With winter well and truly settled in for another year, lazy weekend afternoons are best spent binge-watching some quality television (just add hot chocolate). The only problem is, in the age of streaming and endless choice, how do you choose a show worth your precious time?

Never fear: the Lip film crew has you covered. We’ve each spent our precious time thinking and writing about a show we’ve recently watched and loved—all for your reading pleasure, of course.


Finding myself at the end of Orange Is The New Black with nothing on my to-be-binged list, I put my faith in the new Netflix original, GLOW. An acronym for “Gorgeous Ladies of Wrestling”, this gloriously camp series is from (some of) the same writers and producers as OITNB and has the same dedication to female-led productions and diverse casting. It’s got all the things I want in a show (kick-ass women, sassy dialogue, short episodes) and a whole bunch of things I never thought I would want, but now love (e.g. an interest in women’s wrestling). Alison Brie (Community, Mad Men) and Betty Gilpin (American Gods, Nurse Jackie, and the author of the brilliant article ‘What It’s Like to Have Pea-Sized Confidence With Watermelon-Sized Boobs’) headline the show, taking on the roles of a determined would-be actress (Brie) and a weary new mother and would-be actress (Gilpin). The pair are former best friends, and they work out their issues in the ring. At its heart, this show is a look at the complicated nature of female friendship in an era that did its best to undermine it.

GLOW is now streaming on Netflix.

– Lauren Strickland

The Young Pope:

Do you like seething, deep political satires that make you question the meaning of the universe? Nope, me neither. But for some reason I LOVED The Young Pope (which I only just finished watching because I’m bad at binging things). If you have only seen the ads on TV, chances are you have no good concept of what The Young Pope is about. The show shifts gears all the time! One moment it is a searing arthouse drama, the next it’s religious satire, one moment situational comedy, the next a deathly serious thriller. These shifts may sound annoying on paper but it all works together and draws you into the weird, gaudy, twisty, tangly web that is life in Vatican City. The plot is simple to grasp (or so it seems): a young pope has just been chosen and he turns out to be nothing like the old-world cardinals expect. The supporting cast are divine, but really, you’ll stay for the pope. Pope Pius XIII, played with a delicious American twang by Jude Law, is charming, rude and venerable; basically, he is everything you’d want in a pope that makes you question the existence of God. Not many people I know have watched this show (yet) and I feel like this is because when hearing the premise, it seems like a bit of a dull “mh” show, but trust me The Young Pope is wacky as. Please watch so I can talk to more people about it!

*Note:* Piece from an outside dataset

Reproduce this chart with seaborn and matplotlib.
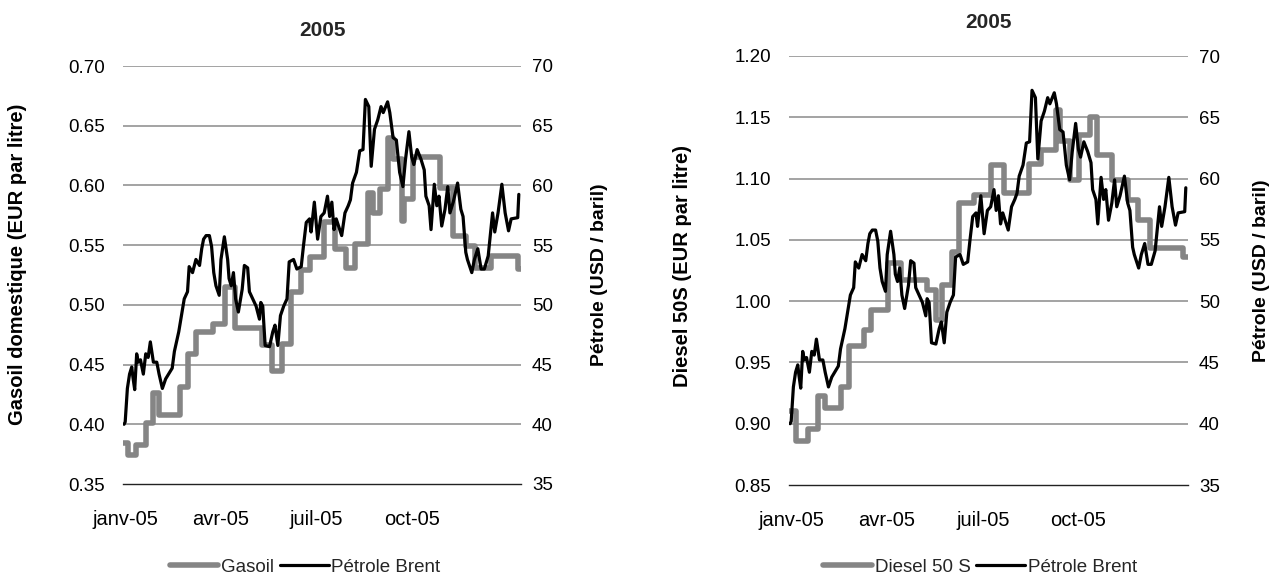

The Young Pope is now streaming on SBS On Demand.

– Hannah Rogers

Master of None, Season 2:

The much-loved first season of Aziz Ansari’s comedy-drama, Master of None, was always going to be a hard act to follow. Sometimes those shows that we love because they’re so refreshingly different fail to deliver more surprises as they go on, becoming a little stale (I’m looking at you, midway seasons of Girls). Not so with the second season of this Netflix original series, which brings us the variety and character development needed to keep things interesting. When we meet Dev (Ansari) again, he is learning to make pasta in Italy. At the end of the first season, this plot twist seemed a bit out of place, but it really works as a way to progress Dev’s character and the show’s narrative. This season also plays with form in interesting ways. Episode 8  (Thanksgiving) tells the story of Dev’s friend Denise (Lena Waithe) coming out to her family in a series of scenes depicting Thanksgiving dinners from childhood to adulthood. Waithe co-wrote the episode with Ansari and Alan Yang, and the result is a wonderfully personal and cleverly executed piece of stand-alone television. Master of None also continues to challenge stereotypes and include new representations of millennial life: some of best scenes, for example, are those that feature Dev and his best friend Arnold (Eric Wareheim) talking about their respective love lives, strategising and giving each other support. This is one of the most endearing portrayals of a friendship between two straight men that I’ve ever seen on screen. Now that Ansari and the team have proven they are no one-hit wonder, I can’t wait for season 3.

Master of None Seasons 1 and 2 are now streaming on Netflix.